Sur le vif - Mardi 04.12.18 - 09.34h
Les gilets jaunes pulvérisent les corps intermédiaires. Au grand dam des chefs syndicalistes, totalement dépassés par l'irruption de cette concurrence inopinée. Incontrôlée. Non-recensée dans leurs fichiers d'adhérents.
Dans la mise en scène, il n'y a plus que le choeur, face au Prince. Même pas de coryphée.
Le choeur, unique acteur, face à Créon.
Il n'y a plus ni Eteocle, ni Polynice, ni Ismène. Il n'y a même plus Antigone.
Antigone, c'est le choeur tout entier. Il a ravi le rôle au personnage principal.
Il n'y a plus de personnage principal.
Il y a le choeur, face à Créon.
Les gilets jaunes, c'est la Révolution brechtienne. Sauf qu'il n'y a même plus de théâtre. Pas de texte. Ni actes, ni scènes. Ni intrigue.

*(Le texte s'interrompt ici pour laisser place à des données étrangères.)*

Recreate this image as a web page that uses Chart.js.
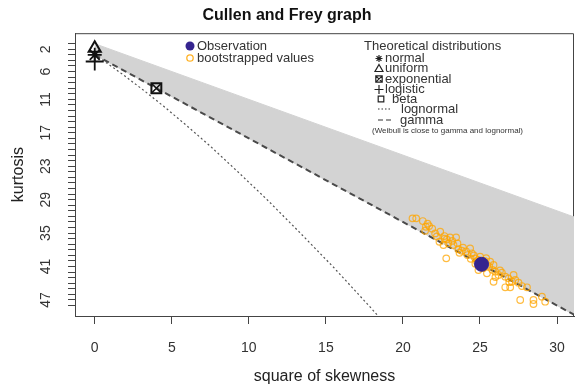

Juste le choeur, face à Créon.
Préfiguration, dans la crise, de ce que pourraient être nos sociétés futures. Nos rapports de forces politiques et sociales. Disparition des corps intermédiaires. Mise en congé des médiateurs. La totalité d'une revendication, face à la solitude murée du pouvoir.